The camera rotation matrix


I'm new to jME and is trying out the beginner tutorials. Now I'm on tutorial 12 - Hello LevelOfDetail. I think I got most of it but last few bits - the camera rotations. The code is as follows:

// Left vector

tempMa.setColumn(0, up.cross(lookAtObject, tempVc).normalizeLocal());

// Up vector

tempMa.setColumn(1, left.cross(lookAtObject, tempVd).normalizeLocal());

// Direction vector

tempMa.setColumn(2, lookAtObject);


You can reach the tutorial by the link and it's at the bottom of the page. Honestly, I don't quite understand those bits of things so here is my question:

  1. Which axis or vector does the camera rotate to?
  2. Why the matrix is caculated in such a way?

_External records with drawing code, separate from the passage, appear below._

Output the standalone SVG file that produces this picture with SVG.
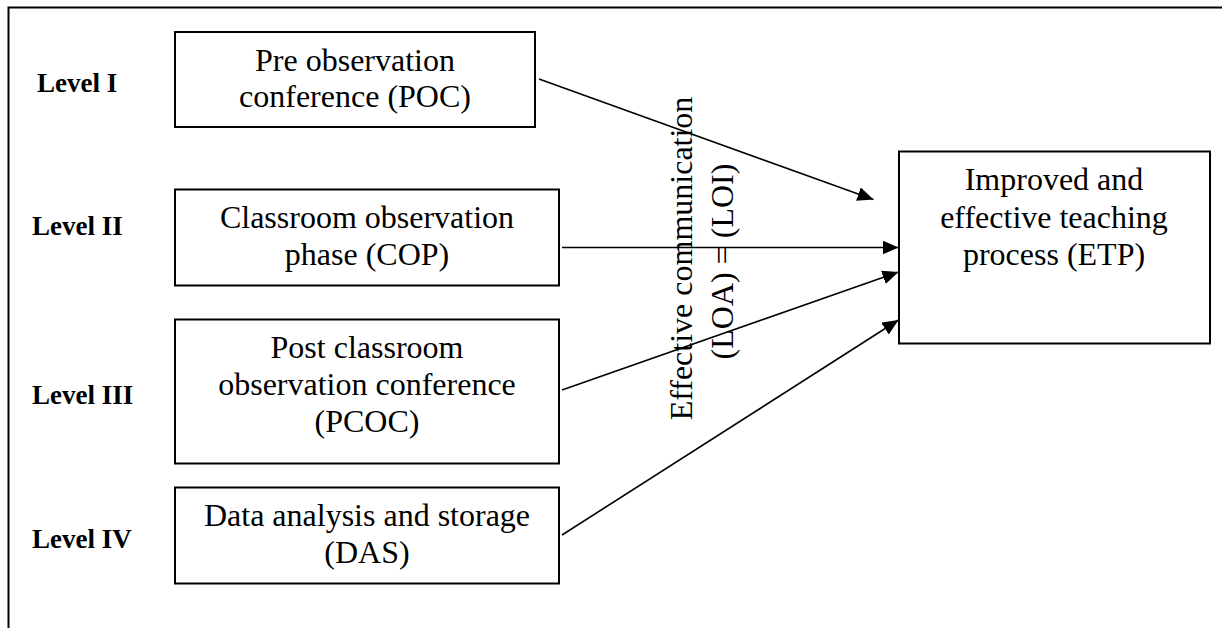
<svg xmlns="http://www.w3.org/2000/svg" width="1222" height="628" viewBox="0 0 1222 628">
<style>
.box{fill:#fff;stroke:#000;stroke-width:2}
.t{font-family:"Liberation Serif","Times New Roman",serif;font-size:32px;fill:#000;text-anchor:middle}
.lv{font-family:"Liberation Serif","Times New Roman",serif;font-size:27px;font-weight:bold;fill:#000}
.c{stroke:#000;stroke-width:1.6;fill:none}
</style>
<defs>
<marker id="ah" markerUnits="userSpaceOnUse" markerWidth="16" markerHeight="14" refX="16" refY="7" orient="auto">
<polygon points="0,0 16,7 0,14" fill="#000"/>
</marker>
</defs>
<rect width="1222" height="628" fill="#fff"/>
<path d="M8.5,628 V7.5 H1222" stroke="#000" stroke-width="2" fill="none"/>
<g id="levels">
<text class="lv" x="37" y="92">Level I</text>
<text class="lv" x="32" y="235">Level II</text>
<text class="lv" x="32" y="404">Level III</text>
<text class="lv" x="32" y="548">Level IV</text>
</g>
<g id="poc">
<rect class="box" x="175" y="32" width="360" height="95"/>
<text class="t" x="355" y="71">Pre observation</text>
<text class="t" x="355" y="107">conference (POC)</text>
</g>
<g id="cop">
<rect class="box" x="175" y="189.5" width="384" height="96"/>
<text class="t" x="367" y="228">Classroom observation</text>
<text class="t" x="367" y="265">phase (COP)</text>
</g>
<g id="pcoc">
<rect class="box" x="175" y="319.5" width="384" height="144"/>
<text class="t" x="367" y="358">Post classroom</text>
<text class="t" x="367" y="395">observation conference</text>
<text class="t" x="367" y="432">(PCOC)</text>
</g>
<g id="das">
<rect class="box" x="175" y="487.5" width="384" height="96"/>
<text class="t" x="367" y="526">Data analysis and storage</text>
<text class="t" x="367" y="563">(DAS)</text>
</g>
<g id="etp">
<rect class="box" x="899" y="151.5" width="311" height="192"/>
<text class="t" x="1054" y="190">Improved and</text>
<text class="t" x="1054" y="228">effective teaching</text>
<text class="t" x="1054" y="265">process (ETP)</text>
</g>
<g id="connectors">
<line class="c" x1="539" y1="79" x2="873.5" y2="199.5" marker-end="url(#ah)"/>
<line class="c" x1="562" y1="247.5" x2="898.5" y2="247.5" marker-end="url(#ah)"/>
<line class="c" x1="562" y1="390" x2="898.5" y2="272" marker-end="url(#ah)"/>
<line class="c" x1="562" y1="535" x2="898.5" y2="320" marker-end="url(#ah)"/>
</g>
<g id="label">
<text class="t" transform="translate(692,258.5) rotate(-90)">Effective communication</text>
<text class="t" transform="translate(733,261.5) rotate(-90)">(LOA) = (LOI)</text>
</g>
</svg>
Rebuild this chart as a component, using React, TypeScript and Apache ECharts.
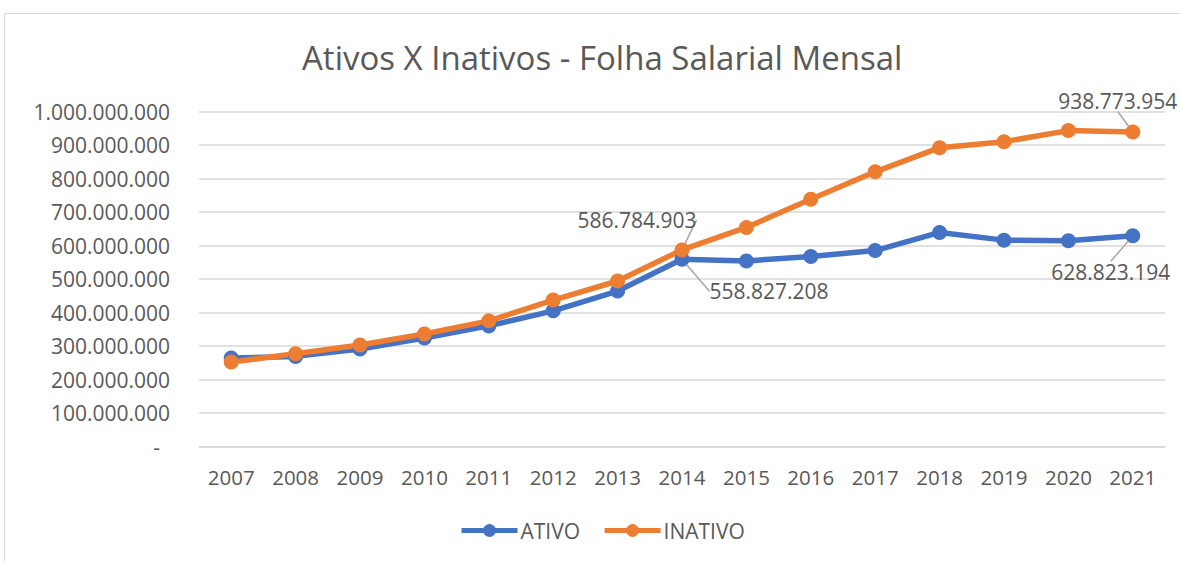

    I know I'm not very good at math, so please just point me in the right directions where I should start to look at if it's too basic. Sorry if the question is stupid or it's asked before. Thanks for any help.

Thanks so much for your excellent explanation. Now I think I know what all it's doing. It turned out that I was thinking the wrong way that I misinterpreted the behavior of the method setLocalRotation. I thought the camera was rotating along something but it is just simply placing the camera towards the maggie object all the way along moving the path. once we have the 'lookAtObject' direction we simply to caculate the other two vectors that were originally pointing to Up and Left to eventually make up of the matrix.

Regarding the question on which direction does the new vector point to after a cross product, I think the direction is not ambiguous but determined by the directions of the two vectors that were doing the cross product. Suppose we have two vector a and b right on your monitor and then we connect a's head to b's tail. We can tell the direction of a cross product b by determining the direction of a to b. If a to b shows a clockwise direction in a left hand cooridination system, a cross product b points to you. If a to b shows an anti-clockwise direction, it points away from you and it's doing in the reverse way in a right hand cooridination system.